Have you mentioned any of your struggles to your breeder? I email mine with questions often! If she doesn't have an answer she knows a local expert who does. I also have my vet on speed dial, lol. I am always asking questions and getting recommendations.

Anyway, I don't have any great suggestions, just some ideas of what I do when I'm frustrated: get help!


----------



## elly (Nov 21, 2010)

Oh no, poor you  Keep remembering..it WILL pass! For me this reads huge outing, hardly anything to do for a very long time and then something small of what she wasnt sure what it was with a loose leash that gave her permission to take her confusion and frustration out on you 
I would be giving her a short leash shorter walk morning, lunchtime and teatime with some mental exercise in between naps. I wouldnt set her up to fail, I would only put her in situations that would minimise the possibility of her doing that to me until she had learned to behave and I woukd reward her at the end of each nice short walk. As the FIRST sign of her leaping at me I would be correcting her. Have you tried the compressed air can? You keep it hidden and press it at the moment she starts to leap and the noise will stop her in her tracks. It could be the very tool you now need to stop this if you dont have the strength and size to keep seating her as it works well on most dogs for extreme cases as they dont like the 'snake'!!! :uhoh:
I hope her tummy is better now too, those raw hides never suited Chester either. A friend would give him one and he was always ill after 
Good luck...tomorrows another day!


----------



## mooselips (Dec 4, 2011)

I did call the breeder when all this first started. She suggested the trainer that had the bright idea of lifting the dog off her feet by her collar, or putting her down on the ground. 
Being somewhat uninformed, I tried both methods...without success.

The trainer came for 3 sessions.
Then the problem seemed a little better, I let him go.

Now, the last few days, it seems like it's started all over again.
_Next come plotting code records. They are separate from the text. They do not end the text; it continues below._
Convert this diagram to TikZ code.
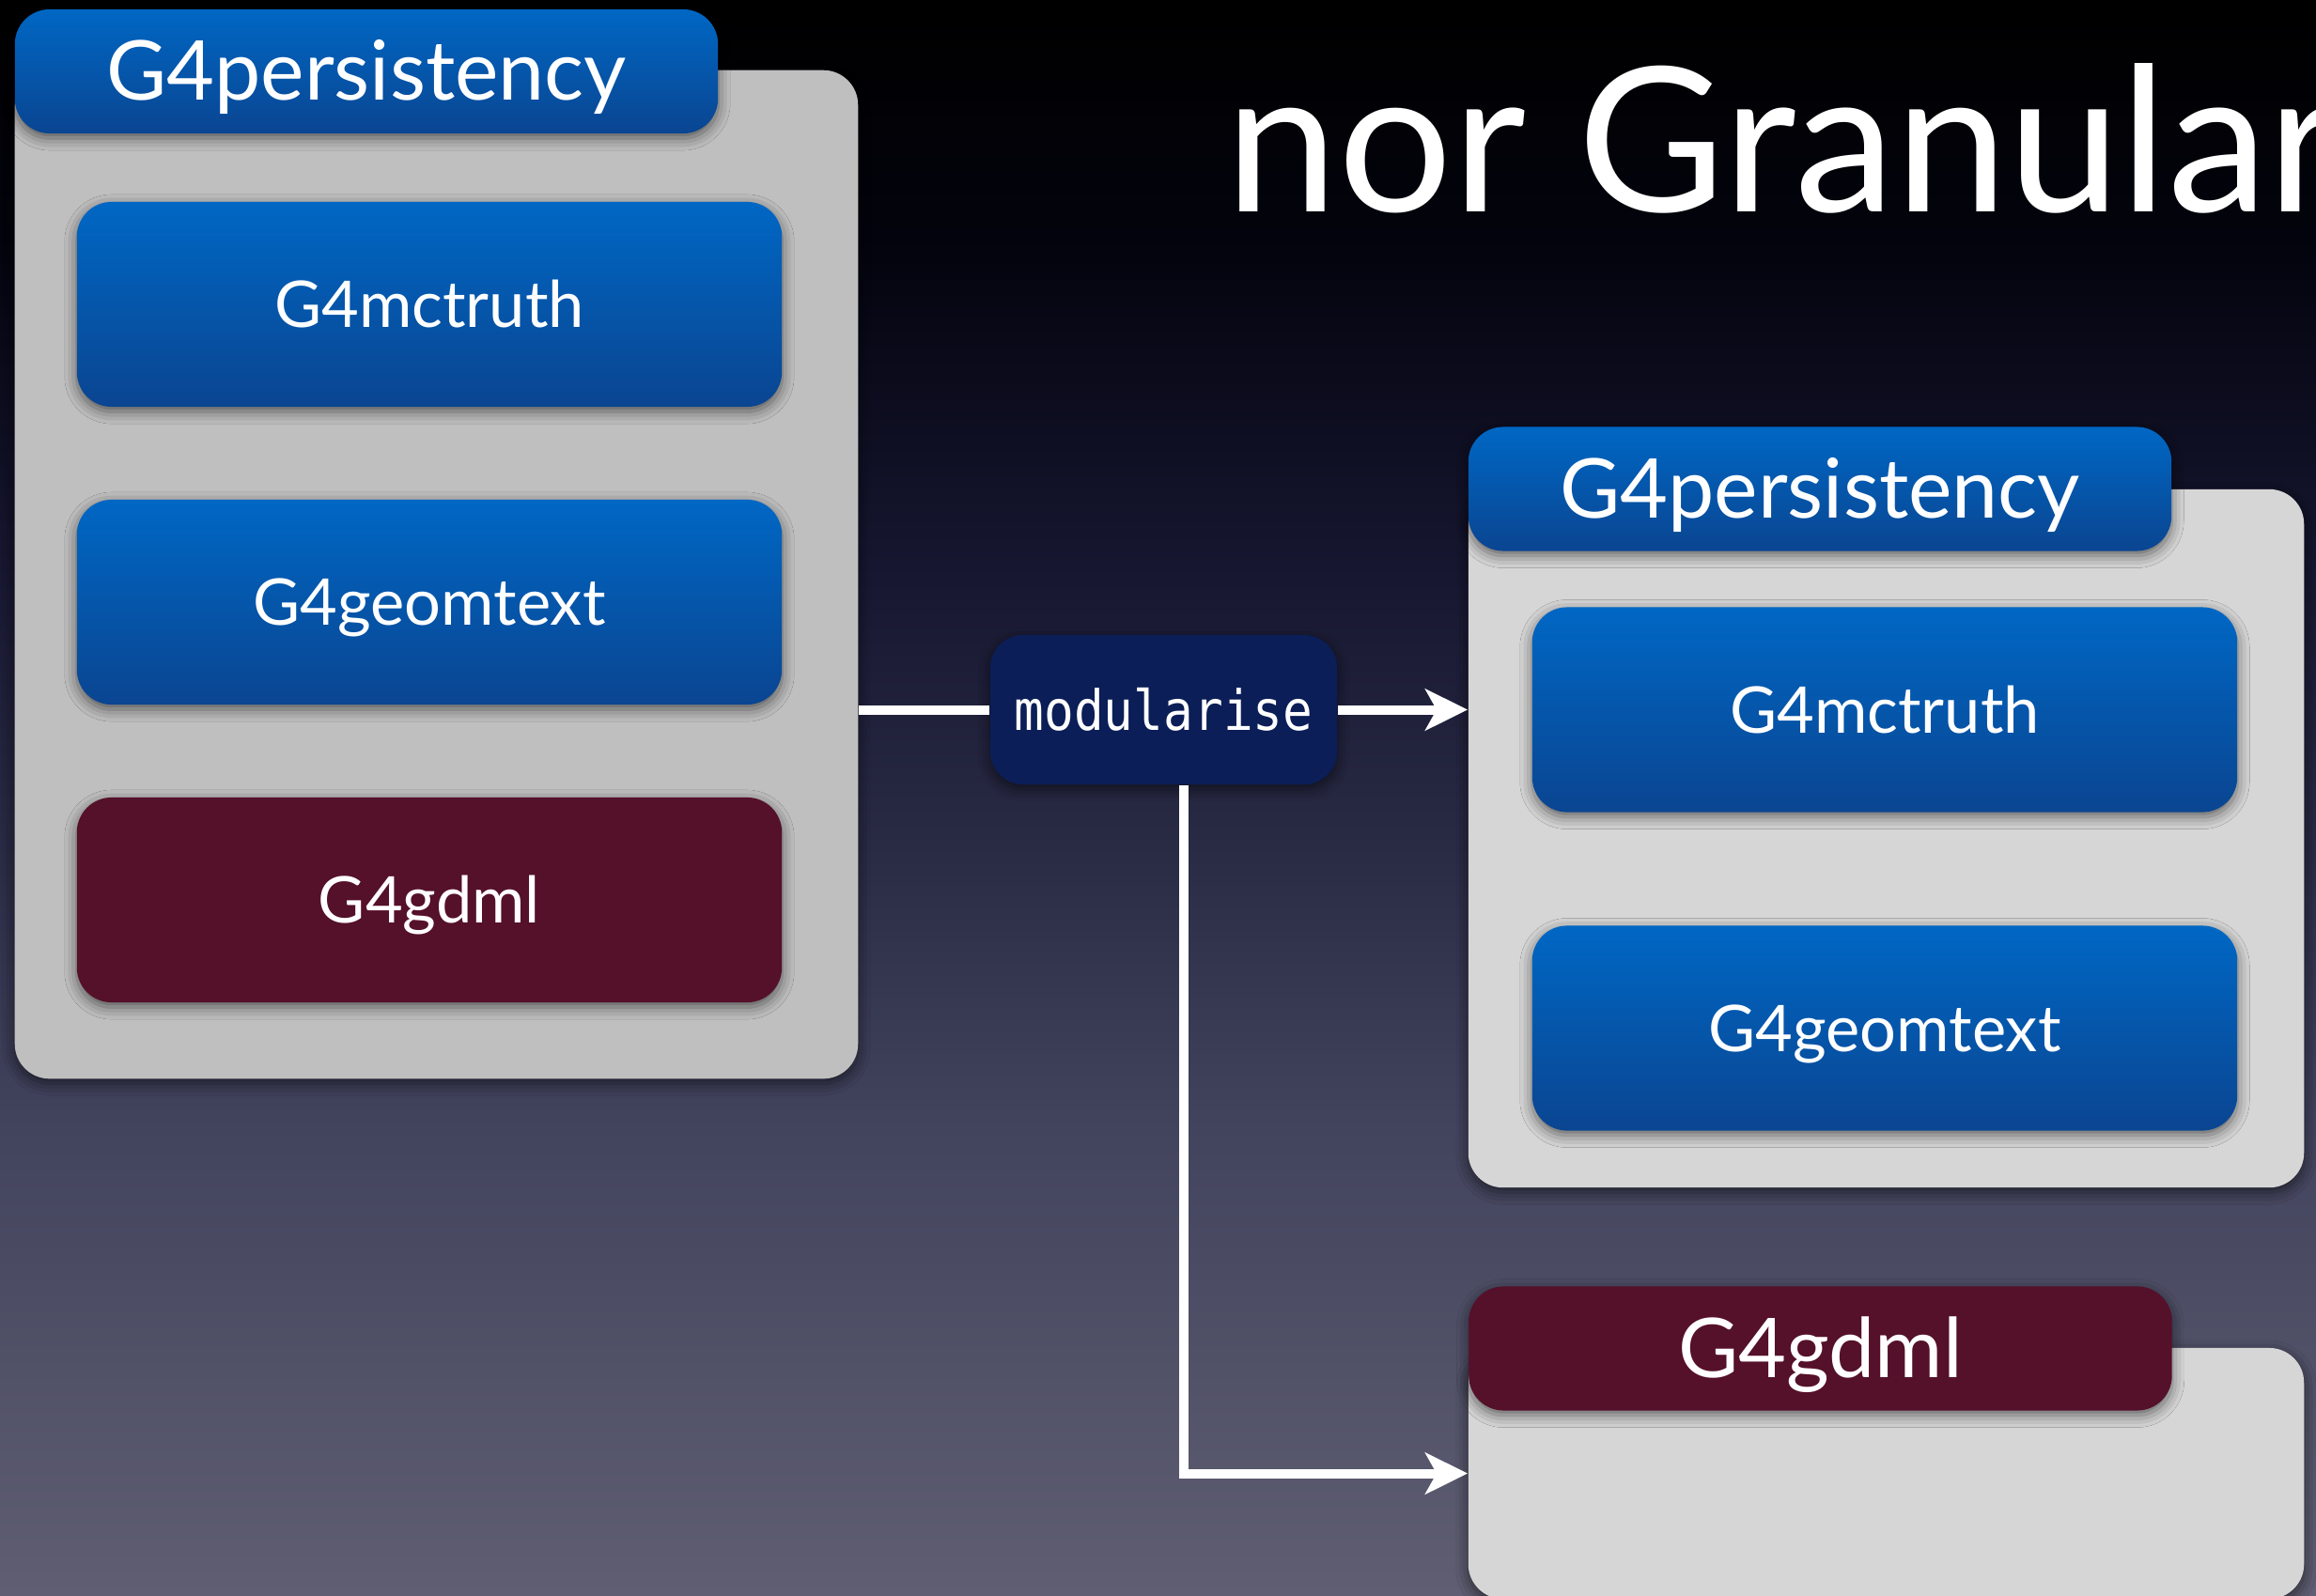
\documentclass[tikz,border=0pt]{standalone}
\usepackage{fontspec}
\setmainfont{Lato}
\newfontfamily\codefont{DejaVu Sans Mono}
\usetikzlibrary{arrows.meta,shadows.blur,calc}

\definecolor{bgA}{HTML}{000000}
\definecolor{bgB}{HTML}{03030D}
\definecolor{bgC}{HTML}{161630}
\definecolor{bgD}{HTML}{292A44}
\definecolor{bgE}{HTML}{42435D}
\definecolor{bgF}{HTML}{5F5E72}
\definecolor{grayL}{HTML}{BFBFBF}
\definecolor{grayR}{HTML}{D6D6D6}
\definecolor{boxtop}{HTML}{0067C4}
\definecolor{boxbot}{HTML}{0A4591}
\definecolor{boxred}{HTML}{55102A}
\definecolor{navy}{HTML}{0B1E57}

\pgfdeclareverticalshading{slidebg}{100bp}{color(0bp)=(bgF); color(25bp)=(bgF); color(39.7bp)=(bgE); color(48.5bp)=(bgD); color(57.3bp)=(bgC); color(67.6bp)=(bgB); color(75bp)=(bgA); color(100bp)=(bgA)}

\tikzset{
  softshadow/.style={blur shadow={shadow xshift=0pt, shadow yshift=-0.05cm, shadow blur radius=0.13cm, shadow opacity=55}},
  contbox/.style={rectangle, rounded corners=0.37cm, inner sep=0pt, softshadow},
  modbase/.style={rectangle, rounded corners=0.37cm, inner sep=0pt, text=white, softshadow,
    minimum width=7.5cm, minimum height=2.18cm, text height=13.97pt, text depth=0pt,
    font=\fontsize{19.5}{23}\selectfont},
  bluemod/.style={modbase, top color=boxtop, bottom color=boxbot},
  redmod/.style={modbase, fill=boxred},
  hdrbase/.style={rectangle, rounded corners=0.37cm, inner sep=0pt, text=white, softshadow,
    minimum width=7.48cm, minimum height=1.32cm, text height=17.55pt, text depth=0pt,
    font=\fontsize{25}{28}\selectfont},
  hdrblue/.style={hdrbase, top color=boxtop, bottom color=boxbot},
  hdrred/.style={hdrbase, fill=boxred},
  actbox/.style={rectangle, rounded corners=0.35cm, inner sep=0pt, fill=navy, text=white, softshadow,
    minimum width=3.69cm, minimum height=1.59cm},
  conn/.style={draw=white, line width=0.1cm},
  tip/.style={-{Stealth[length=0.45cm, width=0.44cm, inset=0.12cm]}}
}

\begin{document}
\begin{tikzpicture}[x=0.01cm, y=-0.01cm]
\useasboundingbox (0,0) rectangle (2465,1699);
\clip (0,0) rectangle (2465,1699);
\shade[shading=slidebg] (0,0) rectangle (2465,1699);

% title
\node[anchor=base west, inner sep=0pt, text=white, font=\fontsize{61}{70}\selectfont] (title) at (1304,225) {nor Granular};

% left group
\node[contbox, fill=grayL, minimum width=8.97cm, minimum height=10.73cm] (L) at (464.5,611.5) {};
\node[hdrblue] (LH) at (390,76) {G4persistency};
\node[bluemod] (LM) at (457,324) {G4mctruth};
\node[bluemod] (LG) at (457,641) {G4geomtext};
\node[redmod] (LD) at (457,958) {G4gdml};

% right group
\node[contbox, fill=grayR, minimum width=8.89cm, minimum height=7.43cm] (R) at (2007.5,892.5) {};
\node[hdrblue] (RH) at (1937,520.5) {G4persistency};
\node[bluemod] (RM) at (2006,755.5) {G4mctruth};
\node[bluemod] (RG) at (2006,1094.5) {G4geomtext};

% bottom group
\node[contbox, fill=grayR, minimum width=8.89cm, minimum height=2.67cm] (B) at (2007.5,1568.5) {};
\node[hdrred] (BH) at (1937.5,1435.5) {G4gdml};

% action box
\node[actbox] (M) at (1238.5,755.5) {\codefont\fontsize{15}{18}\selectfont\scalebox{1}[1.12]{modularise}};

% connectors
\draw[conn] (L.east |- M.west) -- (M.west);
\draw[conn, tip] (M.east) -- (R.west |- M.east);
\draw[conn, tip] ($(M.south)+(21,0)$) |- (B.west);
\end{tikzpicture}
\end{document}
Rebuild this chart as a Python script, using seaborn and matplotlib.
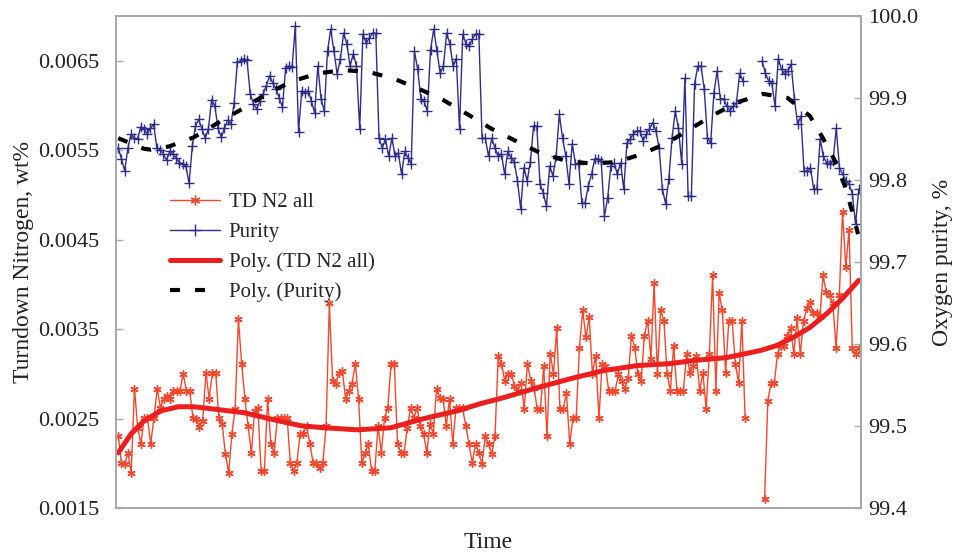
import numpy as np
import pandas as pd
import matplotlib
matplotlib.use("Agg")
import matplotlib.pyplot as plt
import seaborn as sns
from matplotlib.lines import Line2D

nan = np.nan

# TD N2 all, in units of 1e-4 wt% (read off the chart, nan = missing samples)
td_n2 = [
    23.07, 20.04, 19.93, 21.17, 18.92, 28.34, 23.97, 22.17, 25.09, 25.09,
    22.17, 25.09, 28.34, 26.21, 27.22, 27.56, 27.22, 28.12, 28.12, 28.12,
    30.02, 28.12, 28.12, 25.09, 24.98, 24.08, 24.75, 30.13, 27.22, 30.13,
    30.13, 25.09, 24.42, 21.05, 18.92, 23.30, 26.10, 36.08, 31.14, 27.22,
    24.19, 21.17, 25.87, 26.21, 19.15, 19.15, 27.22, 22.17, 21.17, 25.09,
    25.09, 25.09, 25.09, 20.04, 19.15, 20.04, 23.30, 23.30,
    24.19, 22.17, 20.04, 20.04, 19.48, 20.04, 24.19, 37.87, 29.24, 28.90,
    30.13, 30.36, 27.22, 28.12, 28.90, 31.14, 27.22, 20.04, 21.17, 22.17,
    19.15, 19.15, 24.19, 21.17, 25.09, 26.21, 31.14, 31.14, 22.17, 21.17,
    21.17, 23.97, 26.21, 25.09, 26.21, 24.19, 23.30, 21.17, 24.42, 23.30,
    28.34, 27.33, 27.22, 24.19, 27.22, 22.17, 26.21, 26.21, 26.21, 24.19,
    22.17, 20.04, 22.17, 21.17,
    19.93, 23.07, 22.17, 21.05, 23.07, 32.04, 31.14, 29.24, 30.02, 30.02,
    28.68, 28.12, 29.01, 26.10, 31.14, 29.24, 28.45, 26.10, 26.10, 30.92,
    23.07, 32.26, 30.02, 35.07, 26.10, 26.10, 27.89, 22.17, 25.09, 25.09,
    32.94, 37.09, 34.06, 36.30, 30.02, 32.04, 25.09, 31.14, 30.92, 28.12,
    28.12, 28.12, 30.02, 29.24, 28.34, 29.57, 34.28, 32.94, 30.02, 29.24,
    34.28, 35.96, 31.70, 40.11, 30.02, 37.09, 35.96, 30.02, 28.12, 33.16,
    28.12, 28.12, 28.12, 32.26, 30.13, 30.92, 32.04, 28.12, 30.13, 26.10,
    32.26, 41.01, 28.12, 38.99, 37.09, 30.13, 35.96, 35.96, 31.14, 29.01,
    35.96, 25.09, nan, nan, nan, nan, nan,
    16.01, 27.00, 29.01, 29.01, 32.26, 33.16, 33.16, 34.28, 35.07, 32.26,
    36.19, 32.26, 35.96, 37.31, 37.98, 36.75, 36.75, 36.30, 41.01, 39.10,
    38.77, 37.87, 32.94, 38.77, 48.07, 41.91, 46.05, 32.94, 32.26, 32.94,
]

# Purity, % (right axis)
purity = [
    99.839, 99.826, 99.811, 99.839, 99.856, 99.851, 99.850, 99.865, 99.862, 99.856,
    99.863, 99.868, 99.839, 99.837, 99.832, 99.824, 99.835, 99.832, 99.827, 99.821,
    99.820, 99.817, 99.796, 99.841, 99.866, 99.874, 99.862, 99.851, 99.862, 99.898,
    99.890, 99.863, 99.852, 99.863, 99.873, 99.868, 99.894, 99.944, 99.945, 99.948,
    99.946, 99.905, 99.893, 99.887, 99.896, 99.905, 99.915, 99.927, 99.918, 99.911,
    99.900, 99.889, 99.937, 99.939, 99.938, 99.988, 99.859, 99.909, 99.906,
    99.909, 99.896, 99.882, 99.939, 99.899, 99.884, 99.957, 99.984, 99.957,
    99.929, 99.948, 99.979, 99.966, 99.939, 99.954, 99.939, 99.862,
    99.978, 99.967, 99.973, 99.979, 99.979, 99.851, 99.839, 99.850,
    99.829, 99.851, 99.829, 99.833, 99.807, 99.835, 99.827, 99.820, 99.957,
    99.935, 99.899, 99.896, 99.884, 99.959, 99.984, 99.957, 99.930, 99.939,
    99.979, 99.966, 99.939, 99.948, 99.862, 99.978, 99.966, 99.963, 99.972,
    99.978, 99.978, 99.851, 99.851, 99.829, 99.851, 99.839, 99.829, 99.832,
    99.807, 99.835, 99.827, 99.822, 99.799, 99.765, 99.815, 99.799, 99.822, 99.866,
    99.866, 99.795, 99.784, 99.768, 99.817, 99.805, 99.829, 99.880, 99.851, 99.829,
    99.795, 99.844, 99.820, 99.820, 99.772, 99.772, 99.793, 99.807, 99.826, 99.826,
    99.823, 99.756, 99.778, 99.817, 99.821, 99.807, 99.821, 99.789, 99.845, 99.850,
    99.856, 99.860, 99.860, 99.848, 99.856, 99.862, 99.870, 99.860, 99.839, 99.789,
    99.771, 99.801, 99.851, 99.884, 99.863, 99.820, 99.924, 99.780, 99.780, 99.917,
    99.939, 99.939, 99.911, 99.851, 99.845, 99.906, 99.933, 99.899, 99.899, 99.890,
    99.884, 99.890, 99.894, 99.930, 99.921, nan, nan, nan, nan, nan,
    99.945, 99.930, 99.921, 99.918, 99.890, 99.948, 99.935, 99.929, 99.933, 99.941,
    99.899, 99.868, 99.878, 99.811, 99.811, 99.815, 99.789, 99.789, 99.850, 99.829,
    99.821, 99.820, 99.823, 99.863, 99.815, 99.807, 99.799, 99.795, 99.783, 99.746,
    99.789,
]

# polynomial trend lines as drawn, sampled at fractions of the time span
td_trend_t = [0, 0.0175, 0.035, 0.058, 0.081, 0.102, 0.125, 0.170, 0.216, 0.247,
              0.278, 0.323, 0.368, 0.412, 0.458, 0.489, 0.520, 0.566, 0.611, 0.655,
              0.701, 0.745, 0.776, 0.822, 0.867, 0.889, 0.911, 0.934, 0.957, 0.978, 1.0]
td_trend = [21.17, 23.30, 24.75, 25.87, 26.32, 26.32, 26.10, 25.65, 24.75, 24.19,
            23.97, 23.74, 23.97, 24.98, 25.87, 26.66, 27.33, 28.45, 29.46, 30.36,
            30.92, 31.14, 31.48, 31.82, 32.60, 33.16, 34.06, 35.18, 36.75, 38.43, 40.45]
pur_trend_t = [0, 0.035, 0.044, 0.069, 0.102, 0.139, 0.170, 0.202, 0.237, 0.270,
               0.303, 0.337, 0.371, 0.404, 0.438, 0.472, 0.503, 0.536, 0.570, 0.606,
               0.640, 0.674, 0.708, 0.741, 0.772, 0.803, 0.837, 0.871, 0.904, 0.934,
               0.951, 0.968, 0.981, 0.991, 0.999]
pur_trend = [99.851, 99.838, 99.837, 99.841, 99.852, 99.872, 99.888, 99.906, 99.921, 99.930,
             99.934, 99.932, 99.924, 99.912, 99.898, 99.880, 99.863, 99.848, 99.833, 99.823,
             99.820, 99.822, 99.832, 99.845, 99.862, 99.879, 99.895, 99.905, 99.900, 99.878,
             99.852, 99.823, 99.793, 99.762, 99.734]

left_ticks = [0.0015, 0.0025, 0.0035, 0.0045, 0.0055, 0.0065]
right_ticks = [99.4, 99.5, 99.6, 99.7, 99.8, 99.9, 100.0]

RED = "#F4472C"
TREND_RED = "#EC1E1E"
BLUE = "#2E2E8A"
FRAME = "#A8A8A8"
TEXT = "#222222"


def series_frame(values, scale=1.0):
    v = np.asarray(values, dtype=float) * scale
    df = pd.DataFrame({"t": np.linspace(0, 1, len(v)), "v": v})
    # break the line where samples are missing
    df["seg"] = np.cumsum(np.isnan(v))
    return df.dropna()


sns.set_theme(style="white")
plt.rcParams["font.family"] = ["Liberation Serif", "DejaVu Serif"]

fig = plt.figure(figsize=(9.57, 5.54), dpi=100)
ax = fig.add_axes([116 / 957, 1 - 508 / 554, 745 / 957, 492 / 554])
ax2 = ax.twinx()

td_df = series_frame(td_n2, 1e-4)
pur_df = series_frame(purity)

sns.lineplot(data=td_df, x="t", y="v", units="seg", estimator=None, ax=ax,
             color=RED, lw=1.0, marker=(6, 2, 0), markersize=6,
             markeredgecolor=RED, markeredgewidth=1.0, legend=False)
sns.lineplot(x=td_trend_t, y=np.array(td_trend) * 1e-4, ax=ax,
             color=TREND_RED, lw=3.6, legend=False)

sns.lineplot(data=pur_df, x="t", y="v", units="seg", estimator=None, ax=ax2,
             color=BLUE, lw=1.0, marker="+", markersize=7,
             markeredgecolor=BLUE, markeredgewidth=1.0, legend=False)
sns.lineplot(x=pur_trend_t, y=pur_trend, ax=ax2, color="black", lw=3.0,
             linestyle=(0, (2.4, 3.6)), legend=False)

ax.set_xlim(-0.003, 1.003)
ax.set_ylim(0.0015, 0.0070)
ax2.set_ylim(99.4, 100.0)
ax.set_xticks([])
ax.set_yticks(left_ticks)
ax.set_yticklabels([f"{t:.4f}" for t in left_ticks])
ax2.set_yticks(right_ticks)
ax2.set_yticklabels([f"{t:.1f}" for t in right_ticks])

for a in (ax, ax2):
    for s in a.spines.values():
        s.set_color(FRAME)
        s.set_linewidth(1.3)
    a.grid(False)
ax.tick_params(axis="y", direction="in", length=5, width=1,
               labelsize=16, pad=12, colors=TEXT)
ax2.tick_params(axis="y", direction="in", length=5, width=1,
                labelsize=16, pad=5, colors=TEXT)
ax.tick_params(axis="y", color=FRAME)
ax2.tick_params(axis="y", color=FRAME)

ax.set_xlabel("Time", fontsize=17, labelpad=17, color=TEXT)
ax.set_ylabel("Turndown Nitrogen, wt%", fontsize=17, labelpad=3, color=TEXT)
ax2.set_ylabel("Oxygen purity, %", fontsize=17, labelpad=10, color=TEXT)

handles = [
    Line2D([], [], color=RED, lw=1.0, marker=(6, 2, 0), markersize=7,
           markeredgecolor=RED, markeredgewidth=1.0),
    Line2D([], [], color=BLUE, lw=1.0, marker="+", markersize=8,
           markeredgecolor=BLUE, markeredgewidth=1.0),
    Line2D([], [], color=TREND_RED, lw=3.6),
    Line2D([], [], color="black", lw=3.0, linestyle=(0, (2.4, 3.6))),
]
labels = ["TD N2 all", "Purity", "Poly. (TD N2 all)", "Poly. (Purity)"]
ax2.legend(handles, labels, loc="upper left", bbox_to_anchor=(160 / 957, 1 - 182 / 554),
           bbox_transform=fig.transFigure, frameon=False, fontsize=15,
           handlelength=2.4, handletextpad=0.4, labelspacing=0.5, borderpad=0)

fig.savefig("out.png", dpi=100)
We are leaving for the cottage on June 7th, and I am hoping things are better by then. At the cottage she'll be off leash, as we live on an island.

I think I'll try the air can tomorrow.
I have one here.

And as for not putting her in the situation to fail, that's why we stayed in the yard tonight, and she still jumped, and bit.


----------



## mayapaya (Sep 28, 2011)

toliva said:


> I feel really bad for you and I wish there was a magic bullet. Have you considered in-home training? Are there any options for that where you're at? We have a few kennels here that offer house calls.
> Anyway, I don't have any great suggestions, just some ideas of what I do when I'm frustrated: get help!


Sorry if I did not read through this thread thoroughly but this is a good idea. I know home training is expensive, but you get the help in your own surroundings, so in my opinion, it's somewhat easier to apply your learnings. I did consult a personal trainer for Maya (although I opted for private session at their location) I wish you luck and patience!


----------



## mooselips (Dec 4, 2011)

I had a personal trainer.But I would try one more.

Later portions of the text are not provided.